Verbraucherschützer fordern Rückerstattung bei Übergewinnen
Verbraucherschützer Henning Herbst verlangt einen Rückzahlungsmechanismus: Wenn Gaskraftwerksbetreiber hohe Gewinne erzielen, sollen sie einen Teil an Stromkunden zurückgeben. Nur so lasse sich verhindern, dass sich die Umlage verselbstständigt. Julia Verlinden von den Grünen kritisiert die Pläne als teuer, klimaschädlich und unausgereift. Der massive Ausbau widerspreche dem Ziel der Klimaneutralität.
Obwohl auch die frühere Ampel-Koalition Gaskraftwerke für nötig hielt, plante sie mit deutlich weniger Kapazität. Die neue Regierung verfolgt einen deutlich aggressiveren Kurs – mit Kosten, die fast ausschließlich auf private Haushalte abgewälzt werden.

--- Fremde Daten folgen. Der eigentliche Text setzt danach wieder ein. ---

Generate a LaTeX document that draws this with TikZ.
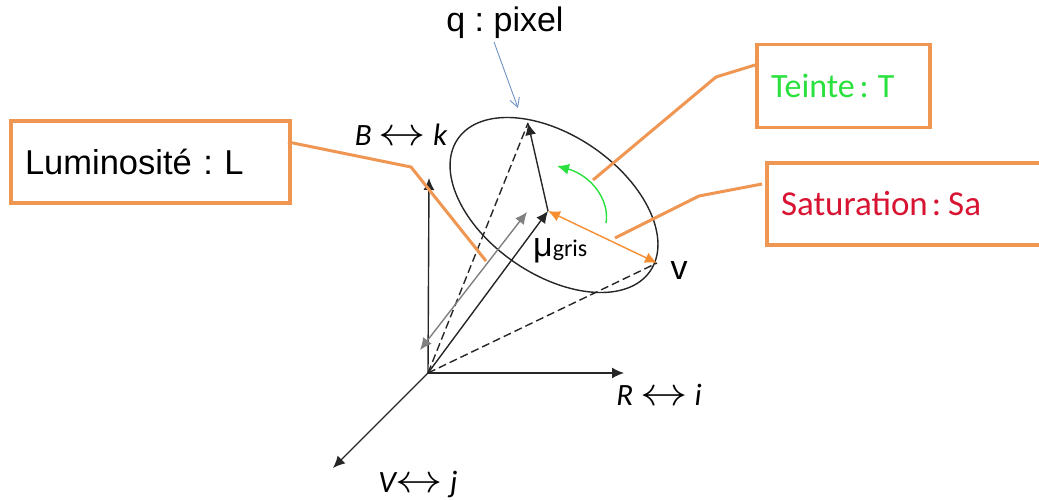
\documentclass[tikz,border=0pt]{standalone}
\usepackage{fontspec}
\setmainfont{Liberation Sans}
\newfontfamily\calfont{Carlito}
\frenchspacing
\usetikzlibrary{arrows.meta}
\definecolor{boxorange}{RGB}{238,150,82}
\definecolor{arcgreen}{RGB}{40,225,60}
\definecolor{satred}{RGB}{215,20,50}
\definecolor{pixblue}{RGB}{110,145,195}
\newcommand{\bothways}{\scalebox{1.9}[1.6]{$\leftrightarrow$}}

\begin{document}
\begin{tikzpicture}[x=1pt, y=1pt,
    >={Latex[length=12pt,width=11pt]},
    vec/.style={->, line width=1.4pt, black!85},
    guide/.style={line width=1.4pt, dash pattern=on 8pt off 4pt, black!85},
    leader/.style={line width=3pt, boxorange, line join=round},
    labelbox/.style={draw=boxorange, line width=3.6pt, rectangle, anchor=west, align=left,
        inner xsep=14pt, inner ysep=0pt, outer sep=0pt, text width=#1},
    axislabel/.style={font=\calfont\itshape\fontsize{31}{36}\selectfont, inner sep=0pt}]
    \useasboundingbox (0,0) rectangle (1039,499);

    % Points
    \coordinate (origin) at (428,126);
    \coordinate (btip) at (429,321);
    \coordinate (rtip) at (624,126);
    \coordinate (vtip) at (333,31);
    \coordinate (pixel) at (528,376);
    \coordinate (mean) at (548,288);
    \coordinate (rim) at (657,236);
    \coordinate (grayend) at (420,149);
    \coordinate (graytip) at (527,287);

    % Cone
    \draw[line width=1.4pt, black!85] (554,294) ellipse [x radius=116.7, y radius=69.6, rotate=-34.5];
    \draw[guide] (origin) -- (pixel);
    \draw[guide] (origin) -- (rim);

    % Axis
    \draw[vec] (origin) -- (btip);
    \draw[vec] (origin) -- (rtip);
    \draw[vec] (origin) -- (vtip);
    \node[axislabel] (blabel) at (401,364) {B \bothways{} k};
    \node[axislabel] (rlabel) at (659,104) {R \bothways{} i};
    \node[axislabel] (vlabel) at (418,15) {V\bothways{} j};

    % Vectors
    \draw[<->, line width=1.4pt, black!50] (grayend) -- (graytip);
    \draw[vec] (origin) -- (mean);
    \draw[vec] (mean) -- (pixel);
    \draw[<->, line width=1.4pt, boxorange!60!orange] (mean) -- (rim);
    \draw[->, line width=1.4pt, arcgreen] (606,276) .. controls (610,300) and (590,324) .. (557,333);

    % Labels
    \node[inner sep=0pt, font=\fontsize{34}{40}\selectfont] (qlabel) at (505,476) {q : pixel};
    \coordinate (qfoot) at (494,457);
    \draw[-{Straight Barb[length=9pt,width=10pt]}, line width=0.9pt, pixblue] (qfoot) -- (518,391);
    \node[inner sep=0pt, anchor=base west] (meanlabel) at (533,243)
        {\fontsize{34}{40}\selectfont μ\calfont\fontsize{24}{28}\selectfont gris};
    \node[inner sep=0pt, font=\fontsize{34}{40}\selectfont] (rimlabel) at (679,228) {v};

    % Boxes
    \node[labelbox=251pt, minimum height=82pt, font=\fontsize{34.5}{40}\selectfont] (lumbox) at (11,337) {Luminosité : L};
    \node[labelbox=145pt, minimum height=83pt, text=arcgreen, font=\calfont\fontsize{34}{40}\selectfont] (teintebox) at (757,413) {Teinte\hspace{5pt}:\hspace{9pt}T};
    \node[labelbox=250pt, minimum height=82pt, text=satred, font=\calfont\fontsize{35}{40}\selectfont] (satbox) at (767,295) {Saturation\hspace{4pt}:\hspace{7pt}Sa};

    % Leaders
    \coordinate (lumstart) at (288,357);
    \coordinate (teintestart) at (755,434);
    \coordinate (satstart) at (762,315);
    \draw[leader] (lumstart) -- (411,332) -- (486,238);
    \draw[leader] (teintestart) -- (716,422) -- (593,319);
    \draw[leader] (satstart) -- (699,303) -- (615,261);
\end{tikzpicture}
\end{document}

Energiepolitik ohne Entlastung für Stromkunden
Die Strompreise in Deutschland erreichen mit 41,36 Cent pro Kilowattstunde einen europäischen Spitzenwert. Der kleine Rückgang bei den Netzentgelten um 0,4 Cent verpufft angesichts neuer Umlagen. Christoph Canne von der Bundesinitiative Vernunftkraft sieht in der Strategie ein Scheitern auf ganzer Linie: „Wir schalten grundlastfähige Kraftwerke ab und ersetzen sie durch teure Backup-Lösungen, die der Steuerzahler finanziert.“
Die angekündigte Streichung der Gasspeicherumlage könnte den Gaspreis um 0,3 Cent senken. Doch auch diese Maßnahme bleibt symbolisch, da sie aus dem Klimatransformationsfonds finanziert werden soll – ein Topf, der ursprünglich andere Zwecke hatte.
Vertrauen schwindet – Preise steigen
Privathaushalte spüren die Folgen der politischen Entscheidungen unmittelbar. Die Last tragen nicht jene, die profitieren, sondern die Stromkunden. Industrie und Landwirtschaft erhalten weiterhin Vergünstigungen. Gleichzeitig nimmt das Risiko eines instabilen Stromnetzes zu.
Die Energiepolitik verliert zunehmend an Rückhalt. Immer mehr Bürger erkennen, dass sie die ambitionierten Pläne finanzieren müssen – ohne echten Nutzen. Die angestrebte Transformation droht zur Kostenfalle zu werden.